10 responses to “VI Bookshelf”

  1. Marcus

    Are you retired? Independently wealthy? Or just a speed reader?

  2. jack perry

    If you read the entire Dune series, I’ll give you the same admonition I received from a friend, and have passed on to others: you’ll regret reading the last Dune book. Everyone I’ve spoken to about it does. The horror is that the Dune series gets set up for something truly spectacular… and Frank Herbert goes and dies.

    How terribly inconvenient. 😦

  3. Joshie

    Despite our theological differences I have always admired Calvin’s thorough intellect and his excellent writing style.

    Your comments about the polemics against papists and anabaptists remind me of Athanasius. Half the first book of his Orations Against the Arians is spent calling Arius and his followers pussies, more or less. It’s a hoot.

  4. Lee

    Sadly, neither retired nor independently wealthy! 🙂

    I do read a pretty good clip, though.

  5. Eric Lee

    Woo hoo! 🙂

    I’m glad you have some fiction in there. I think I will have to intersperse some of my unread fiction in my reading, too, just to keep me sane.

    I read about 3 or 4 books on theodicy a few years back (nothing bums you out like that!) and it really helped me lift my spirits up by reading Tolkein’s Lord of the Rings series for the first time.

    Did you see my friend Charlie’s stack of books?
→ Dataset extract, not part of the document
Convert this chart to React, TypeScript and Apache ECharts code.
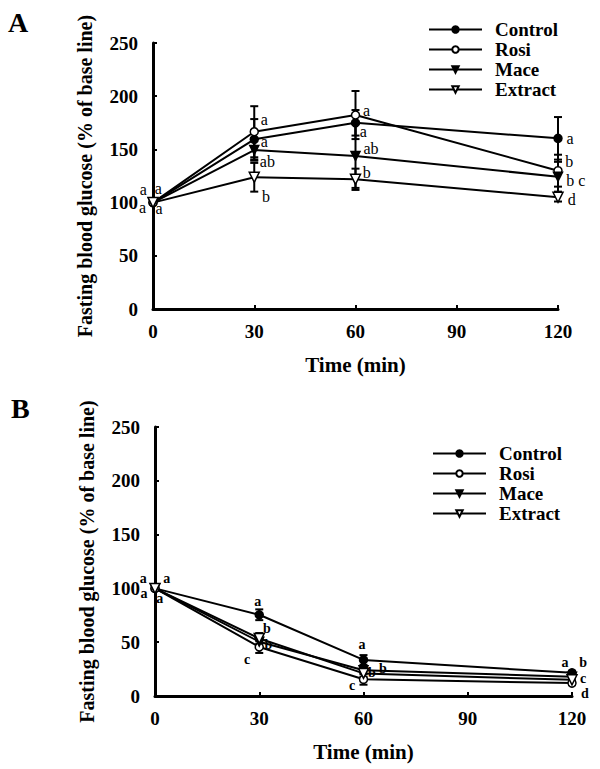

He’s more insane than I am 😛

  6. Russell Arben Fox

    Another Canadian philosopher? Charles Taylor, obviously.

  7. Lee

    Curses! Foiled again!

    p.s. Russell, have you read Grant? He is the left-traditionalist communitarian par excellence! He put the “Red” in “Red Tory”! (And the “Tory”!)

  8. Joshie

    For some good Canadian theology I might reccomend Douglas John Hall’s _____ing the Faith series.. I’ve only read Confessing the Faith and he makes some very good points about the cultural dissestablishment of the church in the West being actually good for the church. Very long books but very well written and thought-provoking.

  9. Russell Arben Fox

    I’m a big fan of Grant, actually, though I haven’t read as much of him as I have Taylor. I’m very sympathetic to much of Grant’s perspective, particularly as on display in Lament for a Nation. Taylor is moderately more sympathetic to modernity though, seeing something more to it than the instantiation of a kind of secularism.

  10. Lee

    I’ve been working my way through the Grant Reader, and he seems to get much more pessimistic as time goes on. I think it’s b/c he increasingly saw technology as exerting all all-pervasive, almost deterministic, control on social, cultural, & political life. He seems to have seen it as something that has to play itself out before we’ll be able to start anew. He strikes me as following Ellul pretty closely in that respect.

    Personally, I’m wary of such quasi-monocausal explanations for the state of society. But an extremely stimulating thinker nonetheless.